#### EXCERPTED RECORDS

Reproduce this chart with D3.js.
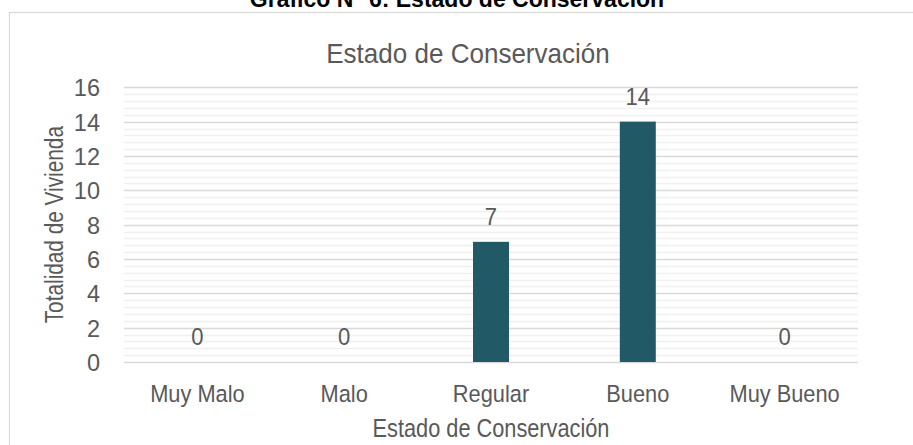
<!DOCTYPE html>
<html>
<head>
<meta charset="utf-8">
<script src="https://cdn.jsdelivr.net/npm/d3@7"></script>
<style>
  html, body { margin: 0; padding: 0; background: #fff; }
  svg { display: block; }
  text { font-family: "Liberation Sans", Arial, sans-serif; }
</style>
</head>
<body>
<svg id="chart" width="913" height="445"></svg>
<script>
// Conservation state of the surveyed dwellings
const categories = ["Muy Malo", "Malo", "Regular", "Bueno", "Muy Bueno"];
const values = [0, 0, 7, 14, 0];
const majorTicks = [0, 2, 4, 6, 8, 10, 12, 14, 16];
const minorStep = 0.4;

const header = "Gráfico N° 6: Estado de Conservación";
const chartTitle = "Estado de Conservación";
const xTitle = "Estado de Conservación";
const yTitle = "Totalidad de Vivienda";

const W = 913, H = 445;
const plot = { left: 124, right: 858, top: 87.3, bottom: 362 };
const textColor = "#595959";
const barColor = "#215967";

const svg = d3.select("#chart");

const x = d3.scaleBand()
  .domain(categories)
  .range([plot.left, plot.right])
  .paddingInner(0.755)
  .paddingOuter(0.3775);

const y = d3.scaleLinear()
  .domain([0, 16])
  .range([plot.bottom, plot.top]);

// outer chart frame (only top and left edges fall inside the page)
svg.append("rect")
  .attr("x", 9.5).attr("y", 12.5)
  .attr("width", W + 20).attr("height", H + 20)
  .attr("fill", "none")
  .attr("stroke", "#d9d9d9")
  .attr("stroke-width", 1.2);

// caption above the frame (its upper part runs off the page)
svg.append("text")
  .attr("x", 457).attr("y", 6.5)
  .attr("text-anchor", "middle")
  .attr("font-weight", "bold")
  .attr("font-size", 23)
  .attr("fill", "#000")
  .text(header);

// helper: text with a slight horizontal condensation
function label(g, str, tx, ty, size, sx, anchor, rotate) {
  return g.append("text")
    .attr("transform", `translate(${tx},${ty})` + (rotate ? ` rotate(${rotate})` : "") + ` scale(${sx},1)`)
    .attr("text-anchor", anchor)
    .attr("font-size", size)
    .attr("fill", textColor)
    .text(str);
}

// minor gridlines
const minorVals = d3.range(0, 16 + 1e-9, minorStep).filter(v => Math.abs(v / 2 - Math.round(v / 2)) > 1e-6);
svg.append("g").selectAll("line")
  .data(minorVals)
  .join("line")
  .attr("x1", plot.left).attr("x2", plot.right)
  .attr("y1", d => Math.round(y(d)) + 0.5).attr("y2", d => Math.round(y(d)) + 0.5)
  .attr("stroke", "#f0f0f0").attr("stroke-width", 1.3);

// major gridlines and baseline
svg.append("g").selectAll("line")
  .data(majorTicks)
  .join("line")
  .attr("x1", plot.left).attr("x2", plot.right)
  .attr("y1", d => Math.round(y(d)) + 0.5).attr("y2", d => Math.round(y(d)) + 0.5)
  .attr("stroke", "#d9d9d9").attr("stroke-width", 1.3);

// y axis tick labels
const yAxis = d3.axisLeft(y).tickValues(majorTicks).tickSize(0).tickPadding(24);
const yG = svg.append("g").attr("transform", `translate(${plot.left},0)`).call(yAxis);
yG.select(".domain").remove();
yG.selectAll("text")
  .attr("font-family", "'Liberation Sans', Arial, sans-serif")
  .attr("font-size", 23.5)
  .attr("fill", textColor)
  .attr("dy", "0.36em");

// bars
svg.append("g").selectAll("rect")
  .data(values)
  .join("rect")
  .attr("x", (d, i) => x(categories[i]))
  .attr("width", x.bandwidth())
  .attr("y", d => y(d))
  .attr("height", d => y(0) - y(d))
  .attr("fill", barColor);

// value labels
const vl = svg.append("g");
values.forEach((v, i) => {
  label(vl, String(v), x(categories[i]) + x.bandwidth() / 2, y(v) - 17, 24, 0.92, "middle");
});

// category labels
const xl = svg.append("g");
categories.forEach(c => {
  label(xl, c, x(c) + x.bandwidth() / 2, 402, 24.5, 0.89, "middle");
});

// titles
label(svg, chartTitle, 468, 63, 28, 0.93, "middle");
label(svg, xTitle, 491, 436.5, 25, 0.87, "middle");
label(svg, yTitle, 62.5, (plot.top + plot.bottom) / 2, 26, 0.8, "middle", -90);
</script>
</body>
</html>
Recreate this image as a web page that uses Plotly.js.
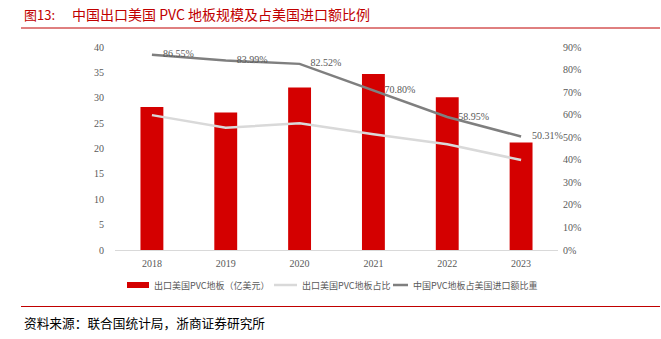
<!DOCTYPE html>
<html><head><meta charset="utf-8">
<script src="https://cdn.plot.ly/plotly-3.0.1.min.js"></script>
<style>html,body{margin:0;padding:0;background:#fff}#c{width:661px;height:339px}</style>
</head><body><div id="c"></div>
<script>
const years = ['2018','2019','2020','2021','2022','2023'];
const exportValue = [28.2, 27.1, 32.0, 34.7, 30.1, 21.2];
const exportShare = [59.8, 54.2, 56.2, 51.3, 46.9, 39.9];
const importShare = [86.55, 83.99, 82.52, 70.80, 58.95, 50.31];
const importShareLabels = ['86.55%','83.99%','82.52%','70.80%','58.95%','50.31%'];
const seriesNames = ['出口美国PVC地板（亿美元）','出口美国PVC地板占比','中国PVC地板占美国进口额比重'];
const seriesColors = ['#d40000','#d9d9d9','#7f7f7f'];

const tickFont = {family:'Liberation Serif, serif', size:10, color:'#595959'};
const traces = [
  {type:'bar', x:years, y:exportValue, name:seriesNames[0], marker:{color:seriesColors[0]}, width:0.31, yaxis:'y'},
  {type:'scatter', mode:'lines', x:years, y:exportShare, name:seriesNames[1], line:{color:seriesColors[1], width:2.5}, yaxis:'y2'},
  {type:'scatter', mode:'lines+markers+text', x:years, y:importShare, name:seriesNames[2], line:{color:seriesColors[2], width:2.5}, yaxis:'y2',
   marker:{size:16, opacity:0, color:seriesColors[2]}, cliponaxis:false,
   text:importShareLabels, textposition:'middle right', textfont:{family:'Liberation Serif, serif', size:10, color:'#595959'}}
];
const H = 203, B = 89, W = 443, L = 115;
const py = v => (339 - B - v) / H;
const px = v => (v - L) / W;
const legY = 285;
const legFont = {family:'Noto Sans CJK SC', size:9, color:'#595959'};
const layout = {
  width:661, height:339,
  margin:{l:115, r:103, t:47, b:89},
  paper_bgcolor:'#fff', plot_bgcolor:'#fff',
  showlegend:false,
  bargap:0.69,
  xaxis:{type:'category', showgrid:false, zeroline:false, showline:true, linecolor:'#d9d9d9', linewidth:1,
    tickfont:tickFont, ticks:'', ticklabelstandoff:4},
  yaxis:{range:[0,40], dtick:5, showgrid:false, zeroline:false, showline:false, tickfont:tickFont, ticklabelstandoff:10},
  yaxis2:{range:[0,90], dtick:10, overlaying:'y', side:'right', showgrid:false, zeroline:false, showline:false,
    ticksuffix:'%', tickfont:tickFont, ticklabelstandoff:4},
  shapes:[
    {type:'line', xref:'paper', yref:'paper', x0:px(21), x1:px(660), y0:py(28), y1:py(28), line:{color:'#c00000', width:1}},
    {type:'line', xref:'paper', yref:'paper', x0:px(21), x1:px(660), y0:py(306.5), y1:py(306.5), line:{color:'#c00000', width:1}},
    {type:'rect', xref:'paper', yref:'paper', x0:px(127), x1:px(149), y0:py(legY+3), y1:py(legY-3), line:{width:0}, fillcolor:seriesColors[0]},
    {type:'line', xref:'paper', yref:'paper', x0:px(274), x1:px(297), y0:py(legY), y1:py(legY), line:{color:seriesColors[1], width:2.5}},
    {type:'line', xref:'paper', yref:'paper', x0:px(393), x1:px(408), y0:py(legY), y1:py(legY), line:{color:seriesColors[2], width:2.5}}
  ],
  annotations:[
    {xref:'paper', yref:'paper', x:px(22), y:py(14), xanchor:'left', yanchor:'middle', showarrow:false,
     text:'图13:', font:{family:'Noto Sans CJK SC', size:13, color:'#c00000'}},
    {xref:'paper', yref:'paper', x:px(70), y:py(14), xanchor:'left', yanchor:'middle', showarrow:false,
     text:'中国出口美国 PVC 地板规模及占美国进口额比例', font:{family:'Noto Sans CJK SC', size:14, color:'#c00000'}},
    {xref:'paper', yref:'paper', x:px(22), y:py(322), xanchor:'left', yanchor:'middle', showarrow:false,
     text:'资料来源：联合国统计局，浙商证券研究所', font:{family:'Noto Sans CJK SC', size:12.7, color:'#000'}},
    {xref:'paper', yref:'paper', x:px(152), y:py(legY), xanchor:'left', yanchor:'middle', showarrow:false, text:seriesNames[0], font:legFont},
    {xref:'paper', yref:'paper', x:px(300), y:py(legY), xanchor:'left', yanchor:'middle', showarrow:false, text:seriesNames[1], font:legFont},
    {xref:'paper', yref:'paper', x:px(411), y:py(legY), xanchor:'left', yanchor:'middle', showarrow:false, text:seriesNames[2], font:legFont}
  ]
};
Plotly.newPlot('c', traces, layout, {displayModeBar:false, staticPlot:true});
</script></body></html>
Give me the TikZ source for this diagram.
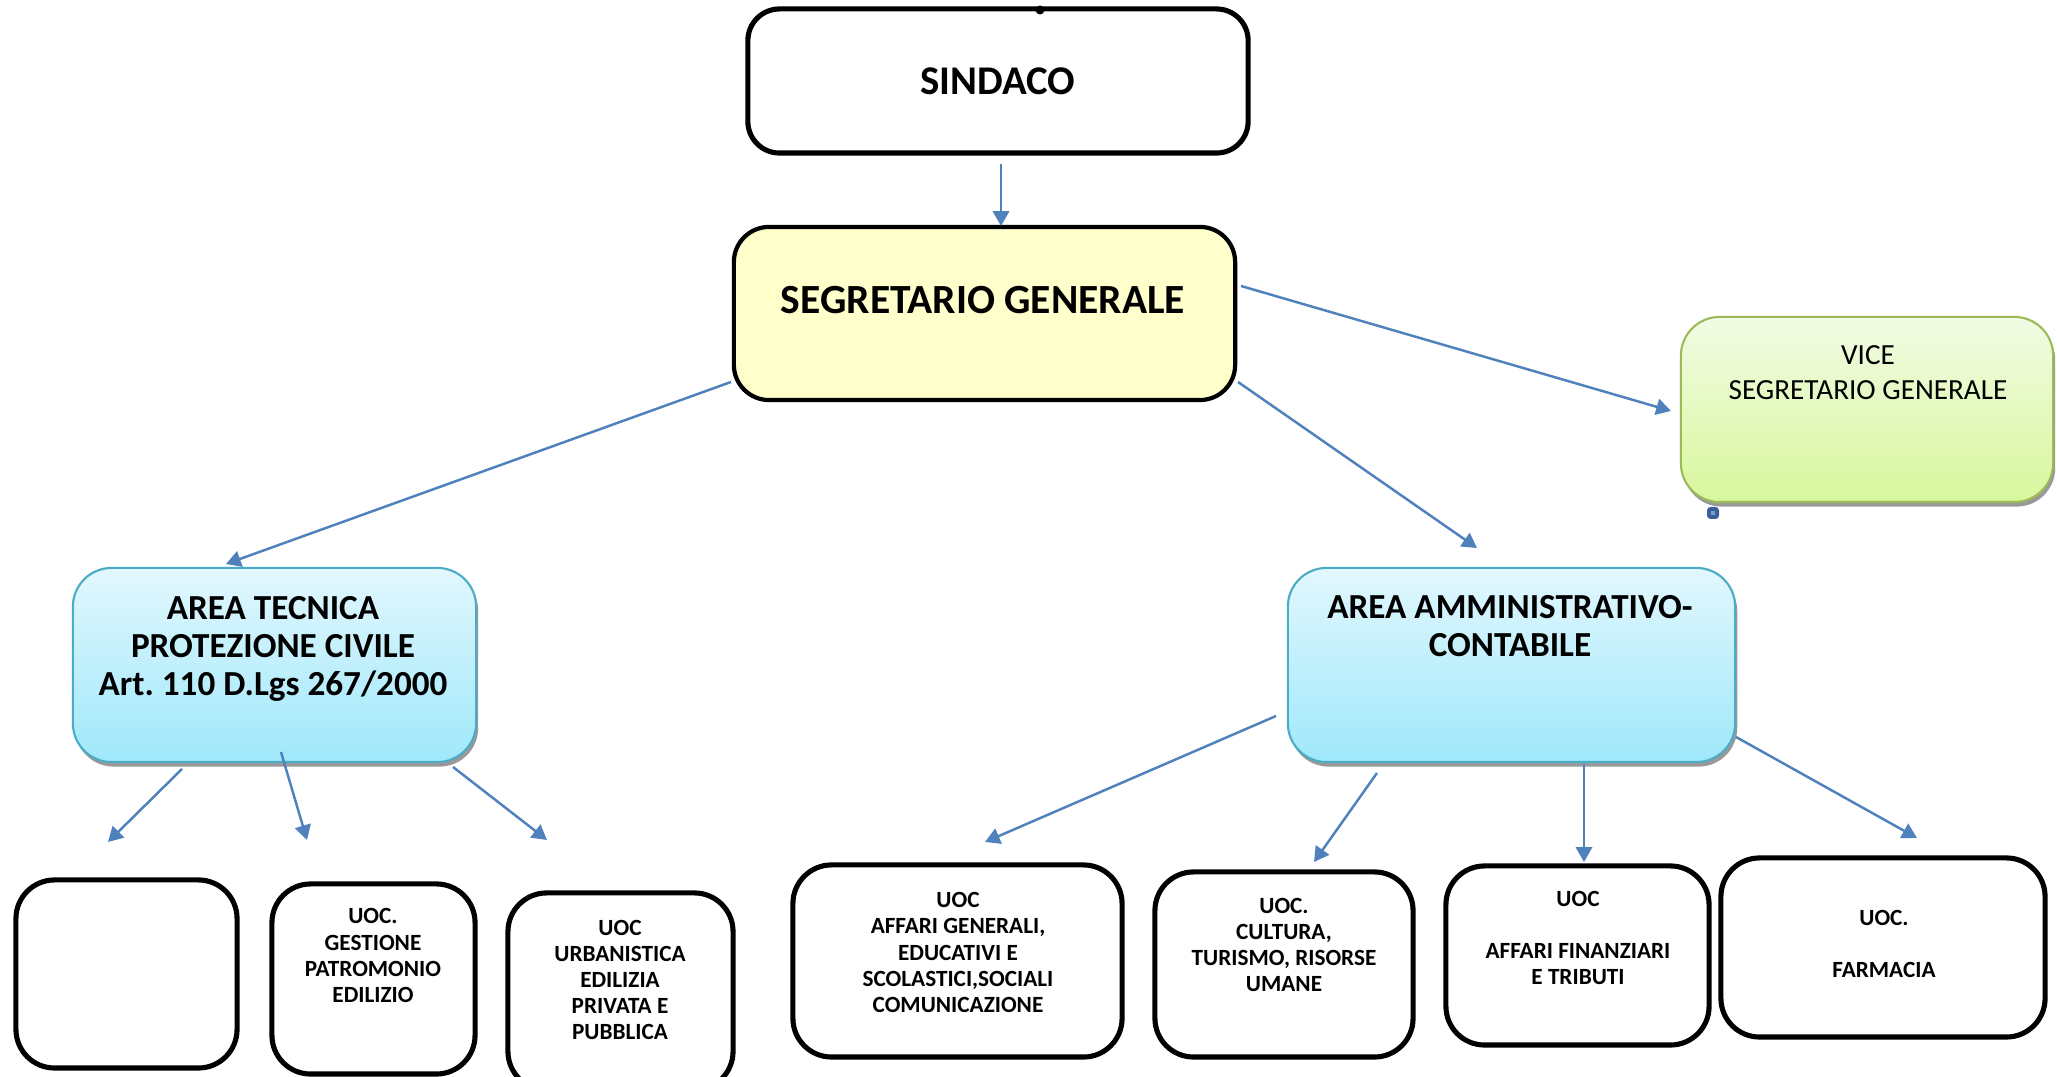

########

• _TO BE DONE_: Using the records above, copy every line that has the word "with" in it.

• _WORKED ANSWER_:
Reproduce this chart with D3.js.
// helper: text with a slight horizontal condensation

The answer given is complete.